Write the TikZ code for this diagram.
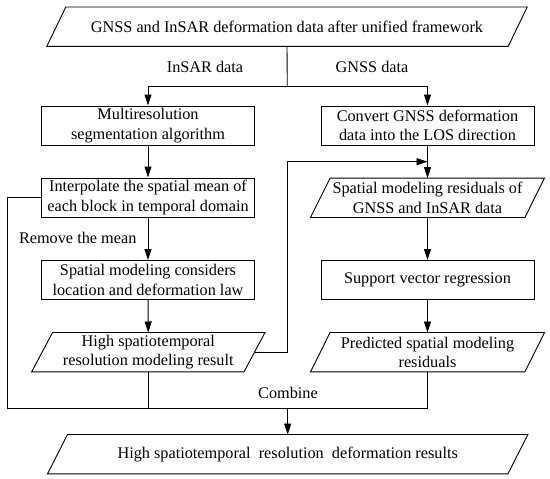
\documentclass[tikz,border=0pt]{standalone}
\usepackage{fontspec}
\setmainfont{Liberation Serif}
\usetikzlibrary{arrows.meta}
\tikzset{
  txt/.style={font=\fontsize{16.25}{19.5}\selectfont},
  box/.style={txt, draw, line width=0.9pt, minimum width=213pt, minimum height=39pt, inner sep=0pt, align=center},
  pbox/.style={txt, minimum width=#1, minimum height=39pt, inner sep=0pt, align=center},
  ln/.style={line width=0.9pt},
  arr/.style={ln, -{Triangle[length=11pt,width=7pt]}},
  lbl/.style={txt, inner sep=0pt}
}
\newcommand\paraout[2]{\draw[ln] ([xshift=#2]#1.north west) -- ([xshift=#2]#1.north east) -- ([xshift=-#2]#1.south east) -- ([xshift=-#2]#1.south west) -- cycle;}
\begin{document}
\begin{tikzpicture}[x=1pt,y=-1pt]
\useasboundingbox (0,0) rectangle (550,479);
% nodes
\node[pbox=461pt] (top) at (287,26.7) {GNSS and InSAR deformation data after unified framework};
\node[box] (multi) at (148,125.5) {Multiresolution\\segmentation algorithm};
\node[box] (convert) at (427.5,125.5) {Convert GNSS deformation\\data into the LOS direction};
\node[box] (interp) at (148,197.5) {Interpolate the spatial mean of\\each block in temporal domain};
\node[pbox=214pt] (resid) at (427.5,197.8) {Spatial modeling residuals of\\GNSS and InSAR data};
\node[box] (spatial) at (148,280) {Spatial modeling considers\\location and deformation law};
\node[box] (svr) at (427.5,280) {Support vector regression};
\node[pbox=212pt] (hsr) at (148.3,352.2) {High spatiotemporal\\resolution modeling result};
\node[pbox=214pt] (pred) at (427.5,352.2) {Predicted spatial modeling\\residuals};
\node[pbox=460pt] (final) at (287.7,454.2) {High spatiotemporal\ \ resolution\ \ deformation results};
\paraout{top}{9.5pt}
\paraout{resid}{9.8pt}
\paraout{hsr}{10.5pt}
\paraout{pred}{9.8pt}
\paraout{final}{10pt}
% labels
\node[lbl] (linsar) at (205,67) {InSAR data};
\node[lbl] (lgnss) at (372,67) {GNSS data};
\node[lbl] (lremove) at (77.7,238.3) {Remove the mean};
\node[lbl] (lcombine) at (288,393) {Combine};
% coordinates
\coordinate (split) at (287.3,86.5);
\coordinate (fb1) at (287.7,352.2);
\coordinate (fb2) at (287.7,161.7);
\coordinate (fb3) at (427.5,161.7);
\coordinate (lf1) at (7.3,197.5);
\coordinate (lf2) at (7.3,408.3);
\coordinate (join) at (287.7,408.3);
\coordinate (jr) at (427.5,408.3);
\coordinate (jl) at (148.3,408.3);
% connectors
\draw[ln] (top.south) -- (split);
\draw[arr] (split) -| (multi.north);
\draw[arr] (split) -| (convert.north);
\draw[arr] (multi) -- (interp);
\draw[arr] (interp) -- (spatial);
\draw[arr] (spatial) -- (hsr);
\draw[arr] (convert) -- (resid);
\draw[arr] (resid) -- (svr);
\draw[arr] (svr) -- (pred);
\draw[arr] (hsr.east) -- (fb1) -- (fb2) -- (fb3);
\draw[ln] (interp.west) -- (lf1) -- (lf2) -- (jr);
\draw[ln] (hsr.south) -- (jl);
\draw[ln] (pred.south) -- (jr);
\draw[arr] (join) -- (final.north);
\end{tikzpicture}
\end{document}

━━━━━━━━━━━━━━━━━━━━━━━━━━━━━━

▶ [Problem statement]
From the data above, write out everything exactly except the pictures.

▶ [Written solution]
Write the TikZ code for this diagram.
\documentclass[tikz,border=0pt]{standalone}
\usepackage{fontspec}
\setmainfont{Liberation Serif}
\usetikzlibrary{arrows.meta}
\tikzset{
  txt/.style={font=\fontsize{16.25}{19.5}\selectfont},
  box/.style={txt, draw, line width=0.9pt, minimum width=213pt, minimum height=39pt, inner sep=0pt, align=center},
  pbox/.style={txt, minimum width=#1, minimum height=39pt, inner sep=0pt, align=center},
  ln/.style={line width=0.9pt},
  arr/.style={ln, -{Triangle[length=11pt,width=7pt]}},
  lbl/.style={txt, inner sep=0pt}
}
\newcommand\paraout[2]{\draw[ln] ([xshift=#2]#1.north west) -- ([xshift=#2]#1.north east) -- ([xshift=-#2]#1.south east) -- ([xshift=-#2]#1.south west) -- cycle;}
\begin{document}
\begin{tikzpicture}[x=1pt,y=-1pt]
\useasboundingbox (0,0) rectangle (550,479);
% nodes
\node[pbox=461pt] (top) at (287,26.7) {GNSS and InSAR deformation data after unified framework};
\node[box] (multi) at (148,125.5) {Multiresolution\\segmentation algorithm};
\node[box] (convert) at (427.5,125.5) {Convert GNSS deformation\\data into the LOS direction};
\node[box] (interp) at (148,197.5) {Interpolate the spatial mean of\\each block in temporal domain};
\node[pbox=214pt] (resid) at (427.5,197.8) {Spatial modeling residuals of\\GNSS and InSAR data};
\node[box] (spatial) at (148,280) {Spatial modeling considers\\location and deformation law};
\node[box] (svr) at (427.5,280) {Support vector regression};
\node[pbox=212pt] (hsr) at (148.3,352.2) {High spatiotemporal\\resolution modeling result};
\node[pbox=214pt] (pred) at (427.5,352.2) {Predicted spatial modeling\\residuals};
\node[pbox=460pt] (final) at (287.7,454.2) {High spatiotemporal\ \ resolution\ \ deformation results};
\paraout{top}{9.5pt}
\paraout{resid}{9.8pt}
\paraout{hsr}{10.5pt}
\paraout{pred}{9.8pt}
\paraout{final}{10pt}
% labels
\node[lbl] (linsar) at (205,67) {InSAR data};
\node[lbl] (lgnss) at (372,67) {GNSS data};
\node[lbl] (lremove) at (77.7,238.3) {Remove the mean};
\node[lbl] (lcombine) at (288,393) {Combine};
% coordinates
\coordinate (split) at (287.3,86.5);
\coordinate (fb1) at (287.7,352.2);
\coordinate (fb2) at (287.7,161.7);
\coordinate (fb3) at (427.5,161.7);
\coordinate (lf1) at (7.3,197.5);
\coordinate (lf2) at (7.3,408.3);
\coordinate (join) at (287.7,408.3);
\coordinate (jr) at (427.5,408.3);
\coordinate (jl) at (148.3,408.3);
% connectors
\draw[ln] (top.south) -- (split);
\draw[arr] (split) -| (multi.north);
\draw[arr] (split) -| (convert.north);
\draw[arr] (multi) -- (interp);
\draw[arr] (interp) -- (spatial);
\draw[arr] (spatial) -- (hsr);
\draw[arr] (convert) -- (resid);
\draw[arr] (resid) -- (svr);
\draw[arr] (svr) -- (pred);
\draw[arr] (hsr.east) -- (fb1) -- (fb2) -- (fb3);
\draw[ln] (interp.west) -- (lf1) -- (lf2) -- (jr);
\draw[ln] (hsr.south) -- (jl);
\draw[ln] (pred.south) -- (jr);
\draw[arr] (join) -- (final.north);
\end{tikzpicture}
\end{document}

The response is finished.